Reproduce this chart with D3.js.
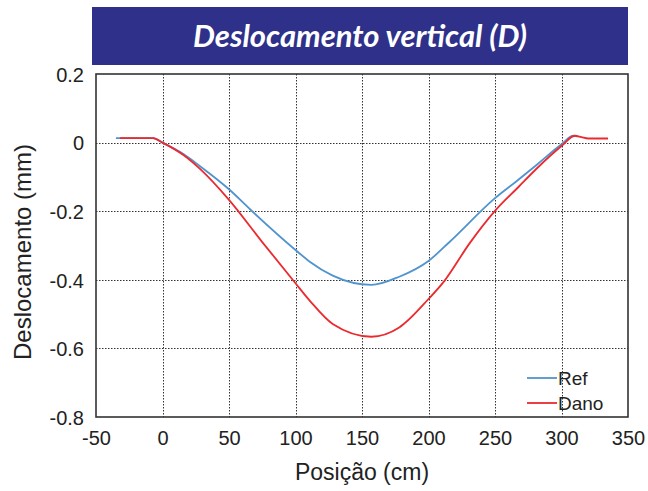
<!DOCTYPE html>
<html>
<head>
<meta charset="utf-8">
<script src="https://cdn.jsdelivr.net/npm/d3@7"></script>
<style>
  html, body { margin: 0; padding: 0; background: #fff; }
  svg { display: block; }
</style>
</head>
<body>
<script>
// Vertical displacement along the beam: reference vs damaged state
const refX  = [-35, -7, 0, 16, 28, 50, 66, 100, 111, 128, 157, 178, 200, 216, 250, 268, 281, 300, 309, 312];
const refY  = [0.013, 0.013, 0, -0.034, -0.068, -0.136, -0.195, -0.313, -0.348, -0.388, -0.415, -0.391, -0.345, -0.289, -0.162, -0.107, -0.066, -0.005, 0.02, 0.018];
const danoX = [-32, -7, 0, 16, 28, 50, 75, 100, 111, 128, 157, 178, 200, 212, 231, 250, 268, 281, 300, 310, 315, 320, 335];
const danoY = [0.013, 0.013, 0, -0.037, -0.076, -0.167, -0.29, -0.41, -0.462, -0.529, -0.566, -0.539, -0.456, -0.403, -0.293, -0.199, -0.128, -0.077, -0.010, 0.02, 0.016, 0.012, 0.012];
const xTicks = [-50, 0, 50, 100, 150, 200, 250, 300, 350];
const yTicks = [0.2, 0, -0.2, -0.4, -0.6, -0.8];
const seriesNames = ["Ref", "Dano"];
const seriesColors = ["#4f93cf", "#ea2a2e"];
const titleText = "Deslocamento vertical (D)";
const xLabel = "Posição (cm)";
const yLabel = "Deslocamento (mm)";

const W = 648, H = 491;
const plot = { left: 96, right: 628, top: 74, bottom: 417 };
const font = "'Liberation Sans', Arial, sans-serif";

const svg = d3.select("body").append("svg").attr("width", W).attr("height", H);

// Title banner
svg.append("rect").attr("x", 92).attr("y", 7).attr("width", 536).attr("height", 58).attr("fill", "#2e3089");
svg.append("text").attr("x", 360).attr("y", 47).attr("text-anchor", "middle")
  .attr("fill", "#fff").attr("font-family", "Lato, 'Open Sans', sans-serif")
  .attr("font-style", "italic").attr("font-weight", "bold").attr("font-size", 31)
  .text(titleText);

const x = d3.scaleLinear().domain([-50, 350]).range([plot.left, plot.right]);
const y = d3.scaleLinear().domain([-0.8, 0.2]).range([plot.bottom, plot.top]);

// Dotted grid
const grid = svg.append("g").attr("stroke", "#333").attr("stroke-width", 1).attr("stroke-dasharray", "1.5,1.5");
grid.selectAll(".gx").data(xTicks.slice(1, -1)).join("line")
  .attr("x1", d => Math.round(x(d)) + 0.5).attr("x2", d => Math.round(x(d)) + 0.5)
  .attr("y1", plot.top).attr("y2", plot.bottom);
grid.selectAll(".gy").data(yTicks.slice(1, -1)).join("line")
  .attr("y1", d => Math.round(y(d)) + 0.5).attr("y2", d => Math.round(y(d)) + 0.5)
  .attr("x1", plot.left).attr("x2", plot.right);

// Axes with labels
const fmt = d => (d === 0 ? "0" : String(d));
const xAxis = svg.append("g").attr("transform", `translate(0,${plot.bottom})`)
  .call(d3.axisBottom(x).tickValues(xTicks).tickFormat(fmt).tickSize(0).tickPadding(14));
const yAxis = svg.append("g").attr("transform", `translate(${plot.left},0)`)
  .call(d3.axisLeft(y).tickValues(yTicks).tickFormat(fmt).tickSize(0).tickPadding(12));
[xAxis, yAxis].forEach(a => {
  a.select(".domain").remove();
  a.selectAll("text").attr("font-family", font).attr("font-size", 20).attr("fill", "#222");
});
yAxis.selectAll("text").attr("dy", "0.36em");

// Series lines
const line = d3.line().x(d => x(d[0])).y(d => y(d[1])).curve(d3.curveMonotoneX);
const series = [
  d3.zip(refX, refY),
  d3.zip(danoX, danoY)
];
series.forEach((s, i) => {
  svg.append("path").datum(s).attr("fill", "none")
    .attr("stroke", seriesColors[i]).attr("stroke-width", 1.8)
    .attr("stroke-linejoin", "round").attr("d", line);
});

// Plot frame
svg.append("rect").attr("x", plot.left).attr("y", plot.top)
  .attr("width", plot.right - plot.left).attr("height", plot.bottom - plot.top)
  .attr("fill", "none").attr("stroke", "#333").attr("stroke-width", 1.6);

// Legend
const legend = svg.append("g").attr("transform", "translate(527,378)");
seriesNames.forEach((n, i) => {
  const g = legend.append("g").attr("transform", `translate(0,${i * 25})`);
  g.append("line").attr("x1", 0).attr("x2", 30).attr("y1", 0).attr("y2", 0)
    .attr("stroke", seriesColors[i]).attr("stroke-width", 1.8);
  g.append("text").attr("x", 31).attr("y", 0).attr("dy", "0.36em")
    .attr("font-family", font).attr("font-size", 19)
    .attr("fill", "#222").text(n);
});

// Axis titles
svg.append("text").attr("x", x(150)).attr("y", 480).attr("text-anchor", "middle")
  .attr("font-family", font).attr("font-size", 23)
  .attr("fill", "#222").text(xLabel);
svg.append("text").attr("transform", `translate(31,252) rotate(-90)`)
  .attr("text-anchor", "middle")
  .attr("font-family", font).attr("font-size", 24)
  .attr("fill", "#222").text(yLabel);
</script>
</body>
</html>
□ □ □ □ □
SHORT PROBLEM
All of the lines above should be retyped precisely, apart from the pictures.

RESPONSE TO THIS EXERCISE
Reproduce this chart with D3.js.
<!DOCTYPE html>
<html>
<head>
<meta charset="utf-8">
<script src="https://cdn.jsdelivr.net/npm/d3@7"></script>
<style>
  html, body { margin: 0; padding: 0; background: #fff; }
  svg { display: block; }
</style>
</head>
<body>
<script>
// Vertical displacement along the beam: reference vs damaged state
const refX  = [-35, -7, 0, 16, 28, 50, 66, 100, 111, 128, 157, 178, 200, 216, 250, 268, 281, 300, 309, 312];
const refY  = [0.013, 0.013, 0, -0.034, -0.068, -0.136, -0.195, -0.313, -0.348, -0.388, -0.415, -0.391, -0.345, -0.289, -0.162, -0.107, -0.066, -0.005, 0.02, 0.018];
const danoX = [-32, -7, 0, 16, 28, 50, 75, 100, 111, 128, 157, 178, 200, 212, 231, 250, 268, 281, 300, 310, 315, 320, 335];
const danoY = [0.013, 0.013, 0, -0.037, -0.076, -0.167, -0.29, -0.41, -0.462, -0.529, -0.566, -0.539, -0.456, -0.403, -0.293, -0.199, -0.128, -0.077, -0.010, 0.02, 0.016, 0.012, 0.012];
const xTicks = [-50, 0, 50, 100, 150, 200, 250, 300, 350];
const yTicks = [0.2, 0, -0.2, -0.4, -0.6, -0.8];
const seriesNames = ["Ref", "Dano"];
const seriesColors = ["#4f93cf", "#ea2a2e"];
const titleText = "Deslocamento vertical (D)";
const xLabel = "Posição (cm)";
const yLabel = "Deslocamento (mm)";

const W = 648, H = 491;
const plot = { left: 96, right: 628, top: 74, bottom: 417 };
const font = "'Liberation Sans', Arial, sans-serif";

const svg = d3.select("body").append("svg").attr("width", W).attr("height", H);

// Title banner
svg.append("rect").attr("x", 92).attr("y", 7).attr("width", 536).attr("height", 58).attr("fill", "#2e3089");
svg.append("text").attr("x", 360).attr("y", 47).attr("text-anchor", "middle")
  .attr("fill", "#fff").attr("font-family", "Lato, 'Open Sans', sans-serif")
  .attr("font-style", "italic").attr("font-weight", "bold").attr("font-size", 31)
  .text(titleText);

const x = d3.scaleLinear().domain([-50, 350]).range([plot.left, plot.right]);
const y = d3.scaleLinear().domain([-0.8, 0.2]).range([plot.bottom, plot.top]);

// Dotted grid
const grid = svg.append("g").attr("stroke", "#333").attr("stroke-width", 1).attr("stroke-dasharray", "1.5,1.5");
grid.selectAll(".gx").data(xTicks.slice(1, -1)).join("line")
  .attr("x1", d => Math.round(x(d)) + 0.5).attr("x2", d => Math.round(x(d)) + 0.5)
  .attr("y1", plot.top).attr("y2", plot.bottom);
grid.selectAll(".gy").data(yTicks.slice(1, -1)).join("line")
  .attr("y1", d => Math.round(y(d)) + 0.5).attr("y2", d => Math.round(y(d)) + 0.5)
  .attr("x1", plot.left).attr("x2", plot.right);

// Axes with labels
const fmt = d => (d === 0 ? "0" : String(d));
const xAxis = svg.append("g").attr("transform", `translate(0,${plot.bottom})`)
  .call(d3.axisBottom(x).tickValues(xTicks).tickFormat(fmt).tickSize(0).tickPadding(14));
const yAxis = svg.append("g").attr("transform", `translate(${plot.left},0)`)
  .call(d3.axisLeft(y).tickValues(yTicks).tickFormat(fmt).tickSize(0).tickPadding(12));
[xAxis, yAxis].forEach(a => {
  a.select(".domain").remove();
  a.selectAll("text").attr("font-family", font).attr("font-size", 20).attr("fill", "#222");
});
yAxis.selectAll("text").attr("dy", "0.36em");

// Series lines
const line = d3.line().x(d => x(d[0])).y(d => y(d[1])).curve(d3.curveMonotoneX);
const series = [
  d3.zip(refX, refY),
  d3.zip(danoX, danoY)
];
series.forEach((s, i) => {
  svg.append("path").datum(s).attr("fill", "none")
    .attr("stroke", seriesColors[i]).attr("stroke-width", 1.8)
    .attr("stroke-linejoin", "round").attr("d", line);
});

// Plot frame
svg.append("rect").attr("x", plot.left).attr("y", plot.top)
  .attr("width", plot.right - plot.left).attr("height", plot.bottom - plot.top)
  .attr("fill", "none").attr("stroke", "#333").attr("stroke-width", 1.6);

// Legend
const legend = svg.append("g").attr("transform", "translate(527,378)");
seriesNames.forEach((n, i) => {
  const g = legend.append("g").attr("transform", `translate(0,${i * 25})`);
  g.append("line").attr("x1", 0).attr("x2", 30).attr("y1", 0).attr("y2", 0)
    .attr("stroke", seriesColors[i]).attr("stroke-width", 1.8);
  g.append("text").attr("x", 31).attr("y", 0).attr("dy", "0.36em")
    .attr("font-family", font).attr("font-size", 19)
    .attr("fill", "#222").text(n);
});

// Axis titles
svg.append("text").attr("x", x(150)).attr("y", 480).attr("text-anchor", "middle")
  .attr("font-family", font).attr("font-size", 23)
  .attr("fill", "#222").text(xLabel);
svg.append("text").attr("transform", `translate(31,252) rotate(-90)`)
  .attr("text-anchor", "middle")
  .attr("font-family", font).attr("font-size", 24)
  .attr("fill", "#222").text(yLabel);
</script>
</body>
</html>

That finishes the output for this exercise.